--- Problem to work on ---
In the records below, find the line containing "Reproduce this chart with D3.js." and the line containing "näistä osa-alueista yrityksenne". Give again exactly those lines and every line between them, omitting the pictures.

--- Exercise data ---
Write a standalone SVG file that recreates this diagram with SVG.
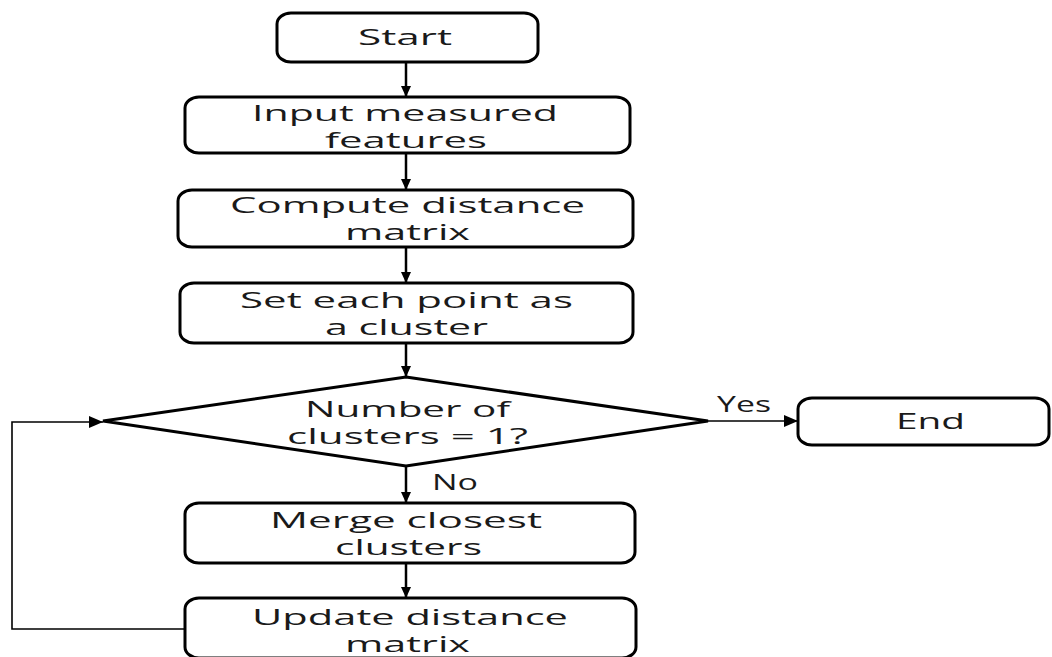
<svg xmlns="http://www.w3.org/2000/svg" width="1052" height="657" viewBox="0 0 1052 657">
<style>
.box{fill:#fff;stroke:#000;stroke-width:3}
.t{font-family:"Open Sans","Liberation Sans",sans-serif;font-size:21px;fill:#1a1a1a}
.c{fill:none;stroke:#000;stroke-width:2.5}
.thin{fill:none;stroke:#000;stroke-width:1.6}
</style>
<defs>
<marker id="ah" viewBox="0 0 10 10" refX="10" refY="5" markerWidth="11" markerHeight="10" markerUnits="userSpaceOnUse" orient="auto" preserveAspectRatio="none">
<path d="M0,0 L10,5 L0,10 z" fill="#000"/>
</marker>
<marker id="ah2" viewBox="0 0 10 10" refX="10" refY="5" markerWidth="14" markerHeight="12" markerUnits="userSpaceOnUse" orient="auto" preserveAspectRatio="none">
<path d="M0,0 L10,5 L0,10 z" fill="#000"/>
</marker>
</defs>
<rect width="1052" height="657" fill="#fff"/>
<g id="connectors">
<path class="c" d="M406,62 V97" marker-end="url(#ah)"/>
<path class="c" d="M406,153 V190" marker-end="url(#ah)"/>
<path class="c" d="M406,247 V283" marker-end="url(#ah)"/>
<path class="c" d="M406,343 V377" marker-end="url(#ah)"/>
<path class="c" d="M406,466 V503" marker-end="url(#ah)"/>
<path class="c" d="M406,563 V598" marker-end="url(#ah)"/>
<path class="thin" d="M708,421 H798" marker-end="url(#ah2)"/>
<path class="thin" d="M185,629 H12 V422 H103" marker-end="url(#ah2)"/>
<text class="t" x="717" y="412" textLength="54" lengthAdjust="spacingAndGlyphs">Yes</text>
<text class="t" x="432" y="490" textLength="46" lengthAdjust="spacingAndGlyphs">No</text>
</g>
<g id="start">
<rect class="box" x="277" y="13" width="261" height="49" rx="14" ry="11"/>
<text class="t" x="358" y="45" textLength="94" lengthAdjust="spacingAndGlyphs">Start</text>
</g>
<g id="input">
<rect class="box" x="185" y="97" width="445" height="56" rx="14" ry="11"/>
<text class="t" x="252" y="121" textLength="306" lengthAdjust="spacingAndGlyphs">Input measured</text>
<text class="t" x="325" y="148" textLength="162" lengthAdjust="spacingAndGlyphs">features</text>
</g>
<g id="compute">
<rect class="box" x="178" y="190" width="455" height="57" rx="14" ry="11"/>
<text class="t" x="230" y="213" textLength="355" lengthAdjust="spacingAndGlyphs">Compute distance</text>
<text class="t" x="345" y="240" textLength="125" lengthAdjust="spacingAndGlyphs">matrix</text>
</g>
<g id="set">
<rect class="box" x="180" y="283" width="453" height="60" rx="14" ry="11"/>
<text class="t" x="240" y="308" textLength="333" lengthAdjust="spacingAndGlyphs">Set each point as</text>
<text class="t" x="325" y="335" textLength="163" lengthAdjust="spacingAndGlyphs">a cluster</text>
</g>
<g id="decision">
<path class="box" d="M406,377 L708,421 L406,466 L103,421 z"/>
<text class="t" x="305" y="417" textLength="205" lengthAdjust="spacingAndGlyphs">Number of</text>
<text class="t" x="287" y="444" textLength="241" lengthAdjust="spacingAndGlyphs">clusters = 1?</text>
</g>
<g id="end">
<rect class="box" x="798" y="398" width="251" height="47" rx="14" ry="11"/>
<text class="t" x="896" y="429" textLength="69" lengthAdjust="spacingAndGlyphs">End</text>
</g>
<g id="merge">
<rect class="box" x="185" y="503" width="450" height="60" rx="14" ry="11"/>
<text class="t" x="270" y="528" textLength="272" lengthAdjust="spacingAndGlyphs">Merge closest</text>
<text class="t" x="335" y="555" textLength="147" lengthAdjust="spacingAndGlyphs">clusters</text>
</g>
<g id="update">
<rect class="box" x="185" y="598" width="451" height="60" rx="14" ry="11"/>
<text class="t" x="252" y="625" textLength="316" lengthAdjust="spacingAndGlyphs">Update distance</text>
<text class="t" x="345" y="652" textLength="125" lengthAdjust="spacingAndGlyphs">matrix</text>
</g>
</svg>
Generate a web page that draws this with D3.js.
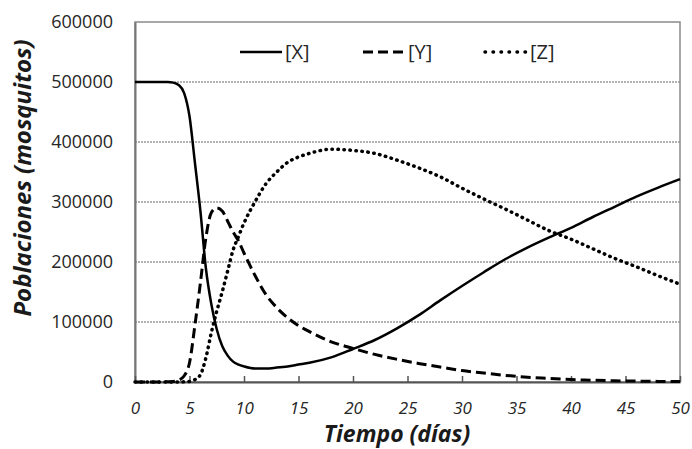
<!DOCTYPE html>
<html lang="es">
<head>
<meta charset="UTF-8">
<title>Poblaciones</title>
<style>
  body { margin: 0; background: #fff; }
  svg { font-family: "Open Sans", sans-serif; }
</style>
</head>
<body>
<svg width="692" height="449"></svg>
<script src="https://cdnjs.cloudflare.com/ajax/libs/d3/7.8.5/d3.min.js"></script>
<script>
  // dias
  const days = [0, 1, 2, 3, 3.5, 4, 4.5, 5, 5.5, 6, 6.5, 7, 7.5, 8, 8.5, 9, 9.5, 10, 11, 12, 13, 14, 15, 16,
                18, 20, 22, 24, 26, 28, 30, 32, 34, 36, 38, 40, 42, 44, 46, 48, 50];
  const seriesX = [500000, 500000, 500000, 500000, 499000, 495000, 482000, 443000, 365000, 285000, 190000, 130000, 88000, 60000, 44000, 34000, 29000, 26000, 22500, 22500, 24000, 26000, 29000, 32000,
                   41000, 55000, 70000, 89000, 111000, 136000, 160000, 183000, 205000, 224000, 241000, 257000, 275000, 292000, 309000, 324000, 338000];
  const seriesY = [0, 0, 0, 500, 1000, 3000, 10000, 32000, 95000, 165000, 240000, 282000, 290000, 285000, 268000, 250000, 235000, 215000, 178000, 146000, 124000, 107000, 94000, 84000,
                   67000, 56000, 46000, 38000, 31000, 25000, 19000, 15000, 11000, 8000, 6000, 4000, 3000, 2000, 1500, 1000, 700];
  const seriesZ = [0, 0, 0, 0, 0, 0, 300, 1000, 4000, 12000, 40000, 82000, 118000, 150000, 185000, 220000, 243000, 265000, 300000, 330000, 350000, 366000, 375000, 381000,
                   388000, 386000, 381000, 370000, 357000, 342000, 323000, 305000, 288000, 270000, 252000, 238000, 222000, 206000, 192000, 177000, 163000];
  const xTicks = [0, 5, 10, 15, 20, 25, 30, 35, 40, 45, 50];
  const yTicks = [0, 100000, 200000, 300000, 400000, 500000, 600000];
  const names = ['[X]', '[Y]', '[Z]'];

  const svg = d3.select('svg');
  const margin = {top: 22, right: 12, bottom: 67, left: 135};
  const width = 692 - margin.left - margin.right;
  const height = 449 - margin.top - margin.bottom;
  const g = svg.append('g').attr('transform', `translate(${margin.left},${margin.top})`);

  const x = d3.scaleLinear().domain([0, 50]).range([0, width]);
  const y = d3.scaleLinear().domain([0, 600000]).range([height, 0]);

  // rejilla
  g.selectAll('.grid').data(yTicks.filter(d => d > 0 && d < 600000))
    .enter().append('line')
    .attr('x1', 0).attr('x2', width)
    .attr('y1', d => y(d)).attr('y2', d => y(d))
    .attr('stroke', '#9a9a9a').attr('stroke-width', 1.5)
    .attr('stroke-dasharray', '2,1');

  // marco
  g.append('rect').attr('width', width).attr('height', height)
    .attr('fill', 'none').attr('stroke', '#8a8a8a').attr('stroke-width', 1.5);

  const yAxis = g.append('g')
    .call(d3.axisLeft(y).tickValues(yTicks).tickSize(0).tickPadding(22).tickFormat(d3.format('d')));
  yAxis.select('.domain').attr('stroke', '#777').attr('stroke-width', 2);
  yAxis.selectAll('text').attr('font-size', 18).attr('fill', '#262626').attr('font-family', '"Open Sans", sans-serif');

  const xAxis = g.append('g').attr('transform', `translate(0,${height})`)
    .call(d3.axisBottom(x).tickValues(xTicks).tickSize(-6).tickPadding(20).tickSizeOuter(0));
  xAxis.select('.domain').attr('stroke', '#555').attr('stroke-width', 2);
  xAxis.selectAll('line').attr('stroke', '#555').attr('stroke-width', 1.5);
  xAxis.selectAll('text').attr('font-size', 17).attr('fill', '#262626')
    .attr('font-style', 'italic').attr('font-family', '"Open Sans", sans-serif');

  const styles = [
    {w: 2.5, dash: null, cap: 'butt'},
    {w: 3, dash: '10,5', cap: 'butt'},
    {w: 3.5, dash: '0.5,5.5', cap: 'round'}
  ];
  const line = d3.line().x(d => x(d[0])).y(d => y(d[1])).curve(d3.curveMonotoneX);
  [seriesX, seriesY, seriesZ].forEach((s, i) => {
    g.append('path').datum(days.map((t, j) => [t, s[j]]))
      .attr('fill', 'none').attr('stroke', '#000')
      .attr('stroke-width', styles[i].w)
      .attr('stroke-dasharray', styles[i].dash)
      .attr('stroke-linecap', styles[i].cap)
      .attr('d', line);
  });

  // leyenda
  const legendX = [240, 363, 485];
  names.forEach((n, i) => {
    const lg = svg.append('g').attr('transform', `translate(${legendX[i]},52)`);
    lg.append('line').attr('x1', 0).attr('x2', i === 2 ? 43 : 42).attr('y1', 0).attr('y2', 0)
      .attr('stroke', '#000').attr('stroke-width', styles[i].w)
      .attr('stroke-dasharray', i === 2 ? '0.5,7.5' : styles[i].dash)
      .attr('stroke-linecap', styles[i].cap);
    lg.append('text').attr('x', 45).attr('y', 7).attr('font-size', 20).attr('fill', '#262626').text(n);
  });

  // titulos
  svg.append('text').attr('x', 397).attr('y', 442)
    .attr('text-anchor', 'middle').attr('font-size', 23).attr('font-weight', 'bold')
    .attr('font-style', 'italic').attr('fill', '#1a1a1a').text('Tiempo (días)');
  svg.append('text').attr('transform', 'translate(31,178) rotate(-90)')
    .attr('text-anchor', 'middle').attr('font-size', 24).attr('font-weight', 'bold')
    .attr('font-style', 'italic').attr('fill', '#1a1a1a').text('Poblaciones (mosquitos)');
</script>
</body>
</html>
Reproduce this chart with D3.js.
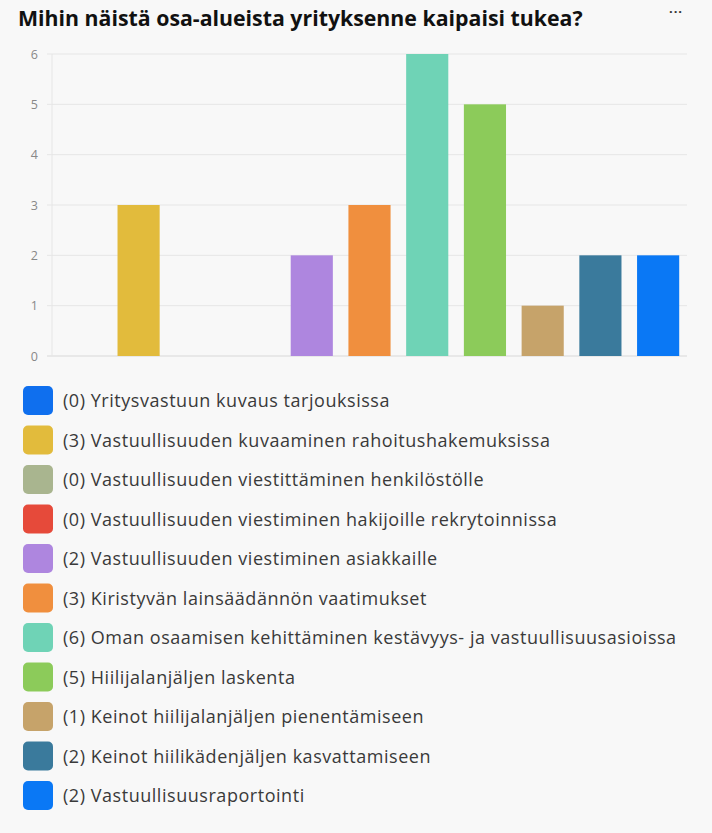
<!DOCTYPE html>
<meta charset="utf-8">
<script src="https://cdn.jsdelivr.net/npm/d3@7"></script>
<style>
  body { margin: 0; background: #f8f8f8; }
  svg { display: block; }
</style>
<body>
<script>

var width = 712
var height = 833

var title = "Mihin näistä osa-alueista yrityksenne kaipaisi tukea?"

var categories = [
  "Yritysvastuun kuvaus tarjouksissa",
  "Vastuullisuuden kuvaaminen rahoitushakemuksissa",
  "Vastuullisuuden viestittäminen henkilöstölle",
  "Vastuullisuuden viestiminen hakijoille rekrytoinnissa",
  "Vastuullisuuden viestiminen asiakkaille",
  "Kiristyvän lainsäädännön vaatimukset",
  "Oman osaamisen kehittäminen kestävyys- ja vastuullisuusasioissa",
  "Hiilijalanjäljen laskenta",
  "Keinot hiilijalanjäljen pienentämiseen",
  "Keinot hiilikädenjäljen kasvattamiseen",
  "Vastuullisuusraportointi"
]
var counts = [0, 3, 0, 0, 2, 3, 6, 5, 1, 2, 2]
var colors = ["#0f6fee", "#e2bb3c", "#a9b58f", "#e64a3a", "#ae86df", "#f08f3e",
              "#6fd3b6", "#8ccb5a", "#c6a36a", "#3a7a9c", "#0a78f5"]
var yTicks = [0, 1, 2, 3, 4, 5, 6]

var svg = d3.select("body").append("svg")
            .attr("width", width)
            .attr("height", height)

svg.append("text")
   .attr("x", 18).attr("y", 26)
   .style("font-family", "'Open Sans', sans-serif")
   .style("font-weight", "bold")
   .style("font-size", "21.3px")
   .style("fill", "#111")
   .text(title)

svg.append("text")
   .attr("x", 676).attr("y", 13)
   .style("font-family", "'Open Sans', sans-serif")
   .style("font-weight", "bold")
   .style("font-size", "13px")
   .style("letter-spacing", "1px")
   .style("fill", "#333")
   .attr("text-anchor", "middle")
   .text("...")

var x = d3.scaleBand().domain(d3.range(categories.length)).range([52, 687]).paddingInner(0.27).paddingOuter(0.135)
var y = d3.scaleLinear().domain([0, 6]).range([356, 54])

// grid
svg.append("g").selectAll("line").data(yTicks).join("line")
   .attr("x1", 47).attr("x2", 687)
   .attr("y1", d => y(d)).attr("y2", d => y(d))
   .attr("stroke", d => d === 0 ? "#d8d8d8" : "#e6e6e6")
   .attr("stroke-width", 1)

svg.append("line")
   .attr("x1", 52).attr("x2", 52).attr("y1", y(6)).attr("y2", y(0))
   .attr("stroke", "#e6e6e6")

var yAxis = svg.append("g")
   .attr("transform", "translate(38,0)")
   .call(d3.axisLeft(y).tickValues(yTicks).tickFormat(d3.format("d")).tickSize(0).tickPadding(0))
yAxis.select(".domain").remove()
yAxis.selectAll("text")
     .style("font-family", "'Open Sans', sans-serif")
     .style("font-size", "12.5px")
     .style("fill", "#888")

svg.append("g").selectAll("rect").data(counts).join("rect")
   .attr("x", (d, i) => x(i))
   .attr("width", x.bandwidth())
   .attr("y", d => y(d))
   .attr("height", d => y(0) - y(d))
   .attr("fill", (d, i) => colors[i])

// legend
var legend = svg.append("g").selectAll("g").data(categories).join("g")
   .attr("transform", (d, i) => "translate(23," + (386 + i * 39.5) + ")")

legend.append("rect")
   .attr("width", 30).attr("height", 29)
   .attr("rx", 5)
   .attr("fill", (d, i) => colors[i])

legend.append("text")
   .attr("x", 40).attr("y", 15)
   .attr("dy", "0.35em")
   .style("font-family", "'Open Sans', sans-serif")
   .style("font-size", "18px")
   .style("letter-spacing", "0.54px")
   .style("fill", "#3a3a3a")
   .text((d, i) => "(" + counts[i] + ") " + d)

</script>
</body>
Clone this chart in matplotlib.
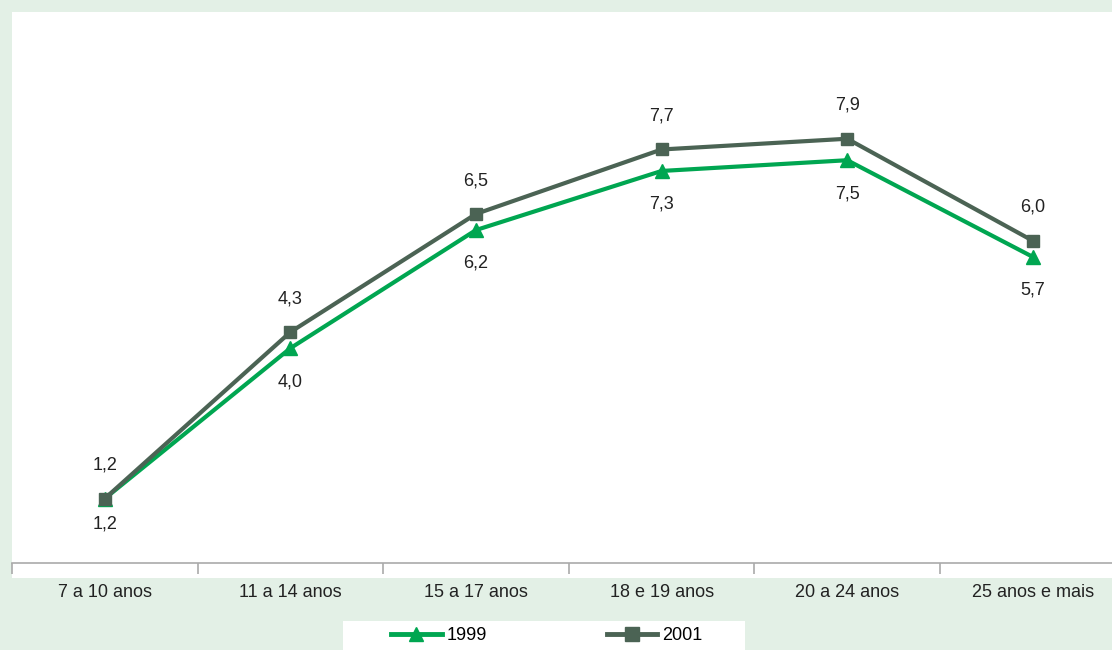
import matplotlib.pyplot as plt
from matplotlib.patches import Rectangle
from matplotlib.lines import Line2D

# dados
categorias = ["7 a 10 anos", "11 a 14 anos", "15 a 17 anos",
              "18 e 19 anos", "20 a 24 anos", "25 anos e mais"]
v1999 = [1.2, 4.0, 6.2, 7.3, 7.5, 5.7]
v2001 = [1.2, 4.3, 6.5, 7.7, 7.9, 6.0]

verde = "#00a651"
cinza = "#4b6354"
fundo = "#e3f0e6"
texto = "#222222"

plt.rcParams['font.family'] = ['Liberation Sans', 'DejaVu Sans']

W, H = 1112, 650
fig = plt.figure(figsize=(W / 100, H / 100), dpi=100, facecolor=fundo)

# area branca do grafico
fig.patches.append(Rectangle((12 / W, 1 - 578 / H), 1 - 12 / W, (578 - 12) / H,
                             transform=fig.transFigure, facecolor="white",
                             edgecolor="none", zorder=-2))
# caixa da legenda
fig.patches.append(Rectangle((343 / W, 0), (745 - 343) / W, (650 - 621) / H,
                             transform=fig.transFigure, facecolor="white",
                             edgecolor="none", zorder=-2))

ax = fig.add_axes([12 / W, 1 - 563 / H, (1125.6 - 12) / W, (563 - 12) / H])
ax.set_zorder(2)
ax.set_facecolor("none")
x = list(range(len(categorias)))

ax.plot(x, v1999, color=verde, lw=3, marker="^", ms=10, zorder=3, clip_on=False)
ax.plot(x, v2001, color=cinza, lw=3, marker="s", ms=9, zorder=4, clip_on=False)

for i, (a, b) in enumerate(zip(v1999, v2001)):
    dy = -18 if i == 0 else -24
    ax.annotate(f"{a:.1f}".replace(".", ","), (i, a), xytext=(0, dy),
                textcoords="offset points", ha="center", va="center",
                fontsize=13, color=texto)
    ax.annotate(f"{b:.1f}".replace(".", ","), (i, b), xytext=(0, 24),
                textcoords="offset points", ha="center", va="center",
                fontsize=13, color=texto)

ax.set_xlim(-0.5, 5.5)
ax.set_ylim(0, 10.26)
for s in ["top", "right", "left"]:
    ax.spines[s].set_visible(False)
ax.spines["bottom"].set_color("#aaaaaa")
ax.spines["bottom"].set_linewidth(1.2)
ax.set_yticks([])
ax.set_xticks(x)
ax.set_xticklabels(categorias, fontsize=13, color=texto)
ax.tick_params(axis="x", which="major", length=0, pad=15)
ax.set_xticks([i - 0.5 for i in range(len(categorias) + 1)], minor=True)
ax.tick_params(axis="x", which="minor", length=8, color="#aaaaaa", width=1.2)

handles = [Line2D([], [], color=verde, lw=3.5, marker="^", ms=10),
           Line2D([], [], color=cinza, lw=3.5, marker="s", ms=10)]
fig.legend(handles, ["1999", "2001"], loc="center", ncol=2,
           bbox_to_anchor=(547 / W, 1 - 636 / H), frameon=False,
           fontsize=13, handlelength=2.8, handletextpad=0.3,
           columnspacing=6.6)

fig.savefig("out.png", dpi=100, facecolor=fundo)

--- Solution below ---
Reproduce this chart with D3.js.
<!DOCTYPE html>
<meta charset="utf-8">
<script src="https://cdn.jsdelivr.net/npm/d3@7"></script>
<style>
  body { margin: 0; background: #f8f8f8; }
  svg { display: block; }
</style>
<body>
<script>

var width = 712
var height = 833

var title = "Mihin näistä osa-alueista yrityksenne kaipaisi tukea?"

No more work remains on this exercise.